In new guidance published Thursday, the security agencies said operators should focus on protecting data, including through the use of hardware techniques like Trusted Execution Environments.
A Trusted Execution Environment (TEE) is an area in memory protected by the processor in a computing device. Hardware can ensure the confidentiality and integrity of code and data inside a TEE.
Containers and virtual machines are key elements of 5G networks because they allow traditional network structures to be further broken down into customizable segments.
“Today, it is near-universal practice in cloud and enterprise to protect data at rest using strong encryption, such as AES 256, in local and/or network-attached storage. However, when the same data is being processed by the central processing unit (CPU), it is held as plain text in memory and not protected by encryption,” the guidance said. “Therefore, it is critical that data in memory has comparable protection to data at rest in storage devices.”

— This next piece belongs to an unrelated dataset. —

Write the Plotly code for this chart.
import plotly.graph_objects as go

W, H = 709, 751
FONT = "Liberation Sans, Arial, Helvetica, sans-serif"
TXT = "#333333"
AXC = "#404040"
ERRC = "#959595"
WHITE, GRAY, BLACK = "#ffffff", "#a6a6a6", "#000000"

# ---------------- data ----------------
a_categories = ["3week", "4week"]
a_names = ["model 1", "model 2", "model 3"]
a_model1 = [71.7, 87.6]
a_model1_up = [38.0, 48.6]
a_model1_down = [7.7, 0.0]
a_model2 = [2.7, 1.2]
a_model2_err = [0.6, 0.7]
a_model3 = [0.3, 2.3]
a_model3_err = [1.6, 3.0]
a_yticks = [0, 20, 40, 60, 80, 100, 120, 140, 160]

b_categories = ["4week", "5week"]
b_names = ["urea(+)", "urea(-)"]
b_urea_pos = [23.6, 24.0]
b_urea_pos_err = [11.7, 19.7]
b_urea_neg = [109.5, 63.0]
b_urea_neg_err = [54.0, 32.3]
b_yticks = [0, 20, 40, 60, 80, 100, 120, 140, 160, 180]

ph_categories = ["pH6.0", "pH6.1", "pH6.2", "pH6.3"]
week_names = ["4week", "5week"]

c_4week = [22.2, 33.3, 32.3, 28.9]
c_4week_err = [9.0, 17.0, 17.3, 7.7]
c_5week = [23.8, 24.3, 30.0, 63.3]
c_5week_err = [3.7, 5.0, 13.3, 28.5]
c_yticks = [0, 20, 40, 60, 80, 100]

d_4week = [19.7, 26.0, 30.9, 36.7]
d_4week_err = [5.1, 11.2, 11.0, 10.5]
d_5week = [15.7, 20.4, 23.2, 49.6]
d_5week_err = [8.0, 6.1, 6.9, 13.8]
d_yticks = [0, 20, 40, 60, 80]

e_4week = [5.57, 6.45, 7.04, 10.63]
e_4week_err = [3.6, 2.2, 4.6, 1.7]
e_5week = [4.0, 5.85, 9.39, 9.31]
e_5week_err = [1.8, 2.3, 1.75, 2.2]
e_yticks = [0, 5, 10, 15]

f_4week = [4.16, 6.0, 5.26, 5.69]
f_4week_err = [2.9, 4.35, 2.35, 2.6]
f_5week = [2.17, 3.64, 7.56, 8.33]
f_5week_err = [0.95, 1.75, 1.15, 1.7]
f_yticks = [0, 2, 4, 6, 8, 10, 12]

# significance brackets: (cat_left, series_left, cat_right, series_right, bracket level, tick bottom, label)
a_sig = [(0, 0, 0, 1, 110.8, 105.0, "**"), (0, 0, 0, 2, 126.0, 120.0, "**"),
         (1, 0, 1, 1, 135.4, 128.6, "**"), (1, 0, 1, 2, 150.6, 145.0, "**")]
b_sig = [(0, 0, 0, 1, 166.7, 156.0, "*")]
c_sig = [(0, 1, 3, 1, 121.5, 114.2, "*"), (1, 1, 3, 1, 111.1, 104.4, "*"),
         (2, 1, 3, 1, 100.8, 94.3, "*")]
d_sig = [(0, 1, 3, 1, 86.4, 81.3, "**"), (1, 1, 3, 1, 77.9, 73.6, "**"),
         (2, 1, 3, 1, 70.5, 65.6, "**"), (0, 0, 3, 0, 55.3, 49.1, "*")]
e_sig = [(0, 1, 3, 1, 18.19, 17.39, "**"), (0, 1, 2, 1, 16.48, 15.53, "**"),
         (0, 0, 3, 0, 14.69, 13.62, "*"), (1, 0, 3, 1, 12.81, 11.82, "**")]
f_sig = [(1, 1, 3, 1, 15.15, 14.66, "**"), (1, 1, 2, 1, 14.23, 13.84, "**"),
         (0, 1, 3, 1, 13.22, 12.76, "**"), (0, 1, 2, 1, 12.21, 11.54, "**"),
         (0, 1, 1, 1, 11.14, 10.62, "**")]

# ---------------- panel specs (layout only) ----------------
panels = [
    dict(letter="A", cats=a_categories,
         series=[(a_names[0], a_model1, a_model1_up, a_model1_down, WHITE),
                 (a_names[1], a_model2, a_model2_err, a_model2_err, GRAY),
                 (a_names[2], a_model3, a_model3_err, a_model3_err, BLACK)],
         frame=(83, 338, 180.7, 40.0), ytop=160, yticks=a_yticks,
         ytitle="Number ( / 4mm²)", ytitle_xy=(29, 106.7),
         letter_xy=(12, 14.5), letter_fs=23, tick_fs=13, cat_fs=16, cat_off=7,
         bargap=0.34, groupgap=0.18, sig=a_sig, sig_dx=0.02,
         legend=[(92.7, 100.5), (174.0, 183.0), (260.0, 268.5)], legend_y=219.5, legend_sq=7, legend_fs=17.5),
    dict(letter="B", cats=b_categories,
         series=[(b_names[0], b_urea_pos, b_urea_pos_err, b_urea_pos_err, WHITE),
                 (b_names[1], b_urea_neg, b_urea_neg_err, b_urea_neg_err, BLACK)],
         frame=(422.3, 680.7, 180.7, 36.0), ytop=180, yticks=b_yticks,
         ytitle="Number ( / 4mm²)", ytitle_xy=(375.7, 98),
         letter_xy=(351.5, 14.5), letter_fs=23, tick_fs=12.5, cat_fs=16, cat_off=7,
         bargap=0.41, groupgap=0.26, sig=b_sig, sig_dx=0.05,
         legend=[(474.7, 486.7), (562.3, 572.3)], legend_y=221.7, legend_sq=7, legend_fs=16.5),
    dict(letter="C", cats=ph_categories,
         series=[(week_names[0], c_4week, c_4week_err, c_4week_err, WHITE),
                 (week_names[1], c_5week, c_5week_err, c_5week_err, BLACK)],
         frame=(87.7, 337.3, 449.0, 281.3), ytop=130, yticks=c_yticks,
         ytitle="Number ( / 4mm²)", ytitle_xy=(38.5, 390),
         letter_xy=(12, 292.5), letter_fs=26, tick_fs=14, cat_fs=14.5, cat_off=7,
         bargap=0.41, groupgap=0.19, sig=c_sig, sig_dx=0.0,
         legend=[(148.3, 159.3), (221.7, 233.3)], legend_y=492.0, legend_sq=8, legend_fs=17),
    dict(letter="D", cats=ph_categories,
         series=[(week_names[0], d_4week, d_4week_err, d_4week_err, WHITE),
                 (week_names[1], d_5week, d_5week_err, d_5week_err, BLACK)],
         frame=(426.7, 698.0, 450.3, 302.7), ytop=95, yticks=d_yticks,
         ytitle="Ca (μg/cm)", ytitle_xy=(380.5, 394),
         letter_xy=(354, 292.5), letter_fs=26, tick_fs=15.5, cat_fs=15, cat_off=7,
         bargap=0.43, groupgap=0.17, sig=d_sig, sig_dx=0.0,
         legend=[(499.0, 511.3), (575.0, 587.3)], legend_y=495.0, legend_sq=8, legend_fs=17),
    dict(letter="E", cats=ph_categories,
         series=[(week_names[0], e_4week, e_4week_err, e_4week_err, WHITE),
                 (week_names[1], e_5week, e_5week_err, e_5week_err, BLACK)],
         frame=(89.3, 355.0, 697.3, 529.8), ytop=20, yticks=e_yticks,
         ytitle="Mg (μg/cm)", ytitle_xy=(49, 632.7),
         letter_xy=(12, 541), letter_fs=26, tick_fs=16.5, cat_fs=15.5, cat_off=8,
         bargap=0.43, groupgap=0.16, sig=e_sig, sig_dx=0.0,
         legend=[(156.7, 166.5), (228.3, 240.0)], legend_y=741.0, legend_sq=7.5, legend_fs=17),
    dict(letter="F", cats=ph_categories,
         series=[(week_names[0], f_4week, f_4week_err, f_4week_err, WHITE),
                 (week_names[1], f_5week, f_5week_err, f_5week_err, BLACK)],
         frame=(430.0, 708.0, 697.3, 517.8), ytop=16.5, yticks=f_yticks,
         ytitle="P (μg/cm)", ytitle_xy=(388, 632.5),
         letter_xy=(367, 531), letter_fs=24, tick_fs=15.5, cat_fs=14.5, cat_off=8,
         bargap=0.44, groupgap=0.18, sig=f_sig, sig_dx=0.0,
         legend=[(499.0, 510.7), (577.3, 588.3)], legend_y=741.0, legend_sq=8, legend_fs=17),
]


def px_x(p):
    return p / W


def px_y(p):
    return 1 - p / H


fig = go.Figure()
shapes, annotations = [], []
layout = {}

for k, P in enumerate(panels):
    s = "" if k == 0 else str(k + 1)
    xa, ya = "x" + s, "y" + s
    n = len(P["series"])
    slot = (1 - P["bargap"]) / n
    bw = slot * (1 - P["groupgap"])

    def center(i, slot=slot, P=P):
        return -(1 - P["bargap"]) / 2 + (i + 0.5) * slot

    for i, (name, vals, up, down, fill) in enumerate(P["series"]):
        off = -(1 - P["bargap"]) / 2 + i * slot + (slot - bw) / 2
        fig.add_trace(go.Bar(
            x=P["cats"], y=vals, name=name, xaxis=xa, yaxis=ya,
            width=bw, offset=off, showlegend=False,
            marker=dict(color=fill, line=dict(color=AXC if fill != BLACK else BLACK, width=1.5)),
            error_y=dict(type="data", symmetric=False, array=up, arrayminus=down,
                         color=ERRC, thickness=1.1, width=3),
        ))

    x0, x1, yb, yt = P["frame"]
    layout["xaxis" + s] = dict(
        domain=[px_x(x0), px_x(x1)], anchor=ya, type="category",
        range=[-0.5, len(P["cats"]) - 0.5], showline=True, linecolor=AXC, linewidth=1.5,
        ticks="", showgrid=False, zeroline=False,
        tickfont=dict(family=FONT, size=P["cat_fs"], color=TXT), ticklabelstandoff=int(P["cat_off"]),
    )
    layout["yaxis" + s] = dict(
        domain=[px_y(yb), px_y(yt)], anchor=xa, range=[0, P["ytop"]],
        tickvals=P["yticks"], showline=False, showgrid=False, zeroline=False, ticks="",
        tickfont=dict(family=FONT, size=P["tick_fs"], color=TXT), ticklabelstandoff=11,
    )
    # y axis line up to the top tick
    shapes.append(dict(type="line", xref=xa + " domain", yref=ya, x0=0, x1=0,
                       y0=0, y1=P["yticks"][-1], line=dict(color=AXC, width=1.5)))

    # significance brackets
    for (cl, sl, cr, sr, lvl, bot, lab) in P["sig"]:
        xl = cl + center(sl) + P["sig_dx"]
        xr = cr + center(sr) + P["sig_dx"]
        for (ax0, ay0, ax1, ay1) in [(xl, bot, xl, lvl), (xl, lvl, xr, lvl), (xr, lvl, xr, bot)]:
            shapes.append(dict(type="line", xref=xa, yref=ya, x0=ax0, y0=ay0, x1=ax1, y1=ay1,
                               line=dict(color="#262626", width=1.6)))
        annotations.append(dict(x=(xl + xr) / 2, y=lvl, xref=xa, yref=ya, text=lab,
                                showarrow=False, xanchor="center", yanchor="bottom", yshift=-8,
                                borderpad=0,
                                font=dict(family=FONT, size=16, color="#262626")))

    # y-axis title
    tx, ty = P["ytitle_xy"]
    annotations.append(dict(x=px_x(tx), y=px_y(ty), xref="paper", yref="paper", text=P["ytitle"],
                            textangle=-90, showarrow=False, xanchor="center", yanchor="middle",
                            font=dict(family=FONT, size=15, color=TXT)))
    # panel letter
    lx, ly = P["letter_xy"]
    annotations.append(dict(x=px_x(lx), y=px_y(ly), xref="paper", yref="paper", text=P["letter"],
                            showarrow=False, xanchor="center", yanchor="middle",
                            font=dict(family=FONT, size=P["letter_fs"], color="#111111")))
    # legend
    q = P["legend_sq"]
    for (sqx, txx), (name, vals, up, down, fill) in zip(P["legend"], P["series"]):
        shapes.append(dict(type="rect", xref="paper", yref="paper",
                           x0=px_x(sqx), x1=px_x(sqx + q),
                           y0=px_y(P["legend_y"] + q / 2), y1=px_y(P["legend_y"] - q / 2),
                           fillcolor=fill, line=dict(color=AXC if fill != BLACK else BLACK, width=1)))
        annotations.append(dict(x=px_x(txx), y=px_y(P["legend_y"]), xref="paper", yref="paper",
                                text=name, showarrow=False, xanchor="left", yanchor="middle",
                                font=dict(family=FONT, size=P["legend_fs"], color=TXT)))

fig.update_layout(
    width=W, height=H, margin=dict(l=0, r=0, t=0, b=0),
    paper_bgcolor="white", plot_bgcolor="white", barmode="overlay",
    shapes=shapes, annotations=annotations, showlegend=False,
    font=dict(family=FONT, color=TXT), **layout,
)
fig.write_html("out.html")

The latest guidance is the second part of a four-part series issued by the NSA and CISA intended to help 5G cloud providers improve their cybersecurity measures.

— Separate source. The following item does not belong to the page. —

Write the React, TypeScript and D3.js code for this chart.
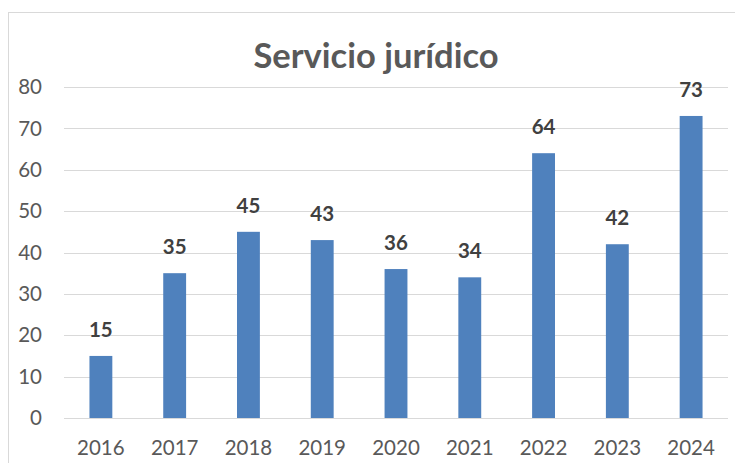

In the first document, published last month, the agencies highlighted the role that artificial intelligence and machine learning systems may play in helping cloud providers to detect the presence of sophisticated attackers and other security incidents.
Other guidance in the second part of the series includes the recommendation that operators implement a network policy to ensure pods on a 5G network are isolated immediately on discovery of a cybersecurity incident.
The new document also included the recommendation that the number of containers running in privileged mode with root capabilities should be limited.
The guidance from NSA and CISA follows preliminary analysis and threat assessment carried out by a cloud working panel earlier this year, which concluded that the top 5G cloud infrastructure security challenges could be divided into four parts.
The agencies are shortly expected to publish the remaining two parts of the series, which are focused on securely isolating network resources, protecting data in transit, in use and at rest, and ensuring the integrity of infrastructure.